--- The task ---
Do not copy the pictures; transcribe all other material exactly.
——
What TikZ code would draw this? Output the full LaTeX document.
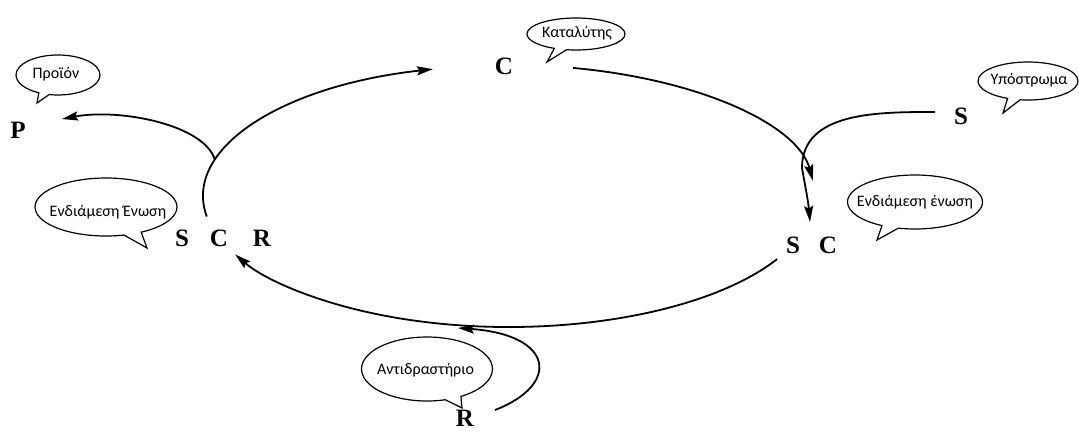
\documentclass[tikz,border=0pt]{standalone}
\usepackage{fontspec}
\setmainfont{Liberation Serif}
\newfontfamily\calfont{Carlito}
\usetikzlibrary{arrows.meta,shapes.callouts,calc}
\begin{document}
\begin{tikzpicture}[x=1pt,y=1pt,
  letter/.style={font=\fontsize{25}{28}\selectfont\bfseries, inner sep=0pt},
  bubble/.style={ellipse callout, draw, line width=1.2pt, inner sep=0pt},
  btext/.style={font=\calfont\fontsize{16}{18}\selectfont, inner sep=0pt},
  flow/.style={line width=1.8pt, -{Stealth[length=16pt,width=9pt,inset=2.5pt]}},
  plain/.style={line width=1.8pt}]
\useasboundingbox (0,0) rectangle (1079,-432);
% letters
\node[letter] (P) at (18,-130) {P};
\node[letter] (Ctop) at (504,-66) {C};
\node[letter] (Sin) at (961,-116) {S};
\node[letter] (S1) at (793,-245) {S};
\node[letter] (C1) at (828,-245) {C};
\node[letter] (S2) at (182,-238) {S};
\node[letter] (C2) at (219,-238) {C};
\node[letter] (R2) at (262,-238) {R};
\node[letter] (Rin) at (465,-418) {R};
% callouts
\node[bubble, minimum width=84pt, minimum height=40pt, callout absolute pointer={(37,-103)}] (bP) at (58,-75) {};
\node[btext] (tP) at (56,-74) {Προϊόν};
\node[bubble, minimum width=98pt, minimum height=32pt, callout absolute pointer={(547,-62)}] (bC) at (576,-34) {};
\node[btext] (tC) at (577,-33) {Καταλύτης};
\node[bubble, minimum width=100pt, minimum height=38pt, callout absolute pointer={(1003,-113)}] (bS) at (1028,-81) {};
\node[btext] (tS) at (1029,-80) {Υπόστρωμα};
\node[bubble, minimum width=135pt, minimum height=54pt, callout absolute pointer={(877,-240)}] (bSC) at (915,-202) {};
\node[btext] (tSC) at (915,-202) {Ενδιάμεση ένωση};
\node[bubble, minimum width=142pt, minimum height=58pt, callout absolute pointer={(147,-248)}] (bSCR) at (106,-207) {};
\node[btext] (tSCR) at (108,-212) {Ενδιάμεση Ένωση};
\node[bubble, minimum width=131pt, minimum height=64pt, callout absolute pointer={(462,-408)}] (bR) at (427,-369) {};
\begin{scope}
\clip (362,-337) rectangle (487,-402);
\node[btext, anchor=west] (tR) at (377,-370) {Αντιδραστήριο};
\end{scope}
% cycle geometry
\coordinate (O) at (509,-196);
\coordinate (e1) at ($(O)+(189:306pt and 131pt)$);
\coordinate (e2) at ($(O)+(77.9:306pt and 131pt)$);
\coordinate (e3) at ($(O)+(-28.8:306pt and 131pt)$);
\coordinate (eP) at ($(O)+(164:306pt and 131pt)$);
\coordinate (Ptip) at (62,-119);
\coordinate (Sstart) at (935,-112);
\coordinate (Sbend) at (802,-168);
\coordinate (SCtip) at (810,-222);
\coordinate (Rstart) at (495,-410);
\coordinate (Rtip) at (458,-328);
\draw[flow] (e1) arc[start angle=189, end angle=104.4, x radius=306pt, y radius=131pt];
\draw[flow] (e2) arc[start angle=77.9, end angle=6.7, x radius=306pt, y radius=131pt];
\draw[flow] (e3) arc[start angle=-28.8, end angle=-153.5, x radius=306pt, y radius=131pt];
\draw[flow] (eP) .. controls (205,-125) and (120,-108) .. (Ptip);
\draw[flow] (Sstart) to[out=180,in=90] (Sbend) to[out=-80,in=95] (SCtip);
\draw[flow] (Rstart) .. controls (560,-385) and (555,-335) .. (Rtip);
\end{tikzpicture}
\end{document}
——
--- Exercise result ---
What TikZ code would draw this? Output the full LaTeX document.
\documentclass[tikz,border=0pt]{standalone}
\usepackage{fontspec}
\setmainfont{Liberation Serif}
\newfontfamily\calfont{Carlito}
\usetikzlibrary{arrows.meta,shapes.callouts,calc}
\begin{document}
\begin{tikzpicture}[x=1pt,y=1pt,
  letter/.style={font=\fontsize{25}{28}\selectfont\bfseries, inner sep=0pt},
  bubble/.style={ellipse callout, draw, line width=1.2pt, inner sep=0pt},
  btext/.style={font=\calfont\fontsize{16}{18}\selectfont, inner sep=0pt},
  flow/.style={line width=1.8pt, -{Stealth[length=16pt,width=9pt,inset=2.5pt]}},
  plain/.style={line width=1.8pt}]
\useasboundingbox (0,0) rectangle (1079,-432);
% letters
\node[letter] (P) at (18,-130) {P};
\node[letter] (Ctop) at (504,-66) {C};
\node[letter] (Sin) at (961,-116) {S};
\node[letter] (S1) at (793,-245) {S};
\node[letter] (C1) at (828,-245) {C};
\node[letter] (S2) at (182,-238) {S};
\node[letter] (C2) at (219,-238) {C};
\node[letter] (R2) at (262,-238) {R};
\node[letter] (Rin) at (465,-418) {R};
% callouts
\node[bubble, minimum width=84pt, minimum height=40pt, callout absolute pointer={(37,-103)}] (bP) at (58,-75) {};
\node[btext] (tP) at (56,-74) {Προϊόν};
\node[bubble, minimum width=98pt, minimum height=32pt, callout absolute pointer={(547,-62)}] (bC) at (576,-34) {};
\node[btext] (tC) at (577,-33) {Καταλύτης};
\node[bubble, minimum width=100pt, minimum height=38pt, callout absolute pointer={(1003,-113)}] (bS) at (1028,-81) {};
\node[btext] (tS) at (1029,-80) {Υπόστρωμα};
\node[bubble, minimum width=135pt, minimum height=54pt, callout absolute pointer={(877,-240)}] (bSC) at (915,-202) {};
\node[btext] (tSC) at (915,-202) {Ενδιάμεση ένωση};
\node[bubble, minimum width=142pt, minimum height=58pt, callout absolute pointer={(147,-248)}] (bSCR) at (106,-207) {};
\node[btext] (tSCR) at (108,-212) {Ενδιάμεση Ένωση};
\node[bubble, minimum width=131pt, minimum height=64pt, callout absolute pointer={(462,-408)}] (bR) at (427,-369) {};
\begin{scope}
\clip (362,-337) rectangle (487,-402);
\node[btext, anchor=west] (tR) at (377,-370) {Αντιδραστήριο};
\end{scope}
% cycle geometry
\coordinate (O) at (509,-196);
\coordinate (e1) at ($(O)+(189:306pt and 131pt)$);
\coordinate (e2) at ($(O)+(77.9:306pt and 131pt)$);
\coordinate (e3) at ($(O)+(-28.8:306pt and 131pt)$);
\coordinate (eP) at ($(O)+(164:306pt and 131pt)$);
\coordinate (Ptip) at (62,-119);
\coordinate (Sstart) at (935,-112);
\coordinate (Sbend) at (802,-168);
\coordinate (SCtip) at (810,-222);
\coordinate (Rstart) at (495,-410);
\coordinate (Rtip) at (458,-328);
\draw[flow] (e1) arc[start angle=189, end angle=104.4, x radius=306pt, y radius=131pt];
\draw[flow] (e2) arc[start angle=77.9, end angle=6.7, x radius=306pt, y radius=131pt];
\draw[flow] (e3) arc[start angle=-28.8, end angle=-153.5, x radius=306pt, y radius=131pt];
\draw[flow] (eP) .. controls (205,-125) and (120,-108) .. (Ptip);
\draw[flow] (Sstart) to[out=180,in=90] (Sbend) to[out=-80,in=95] (SCtip);
\draw[flow] (Rstart) .. controls (560,-385) and (555,-335) .. (Rtip);
\end{tikzpicture}
\end{document}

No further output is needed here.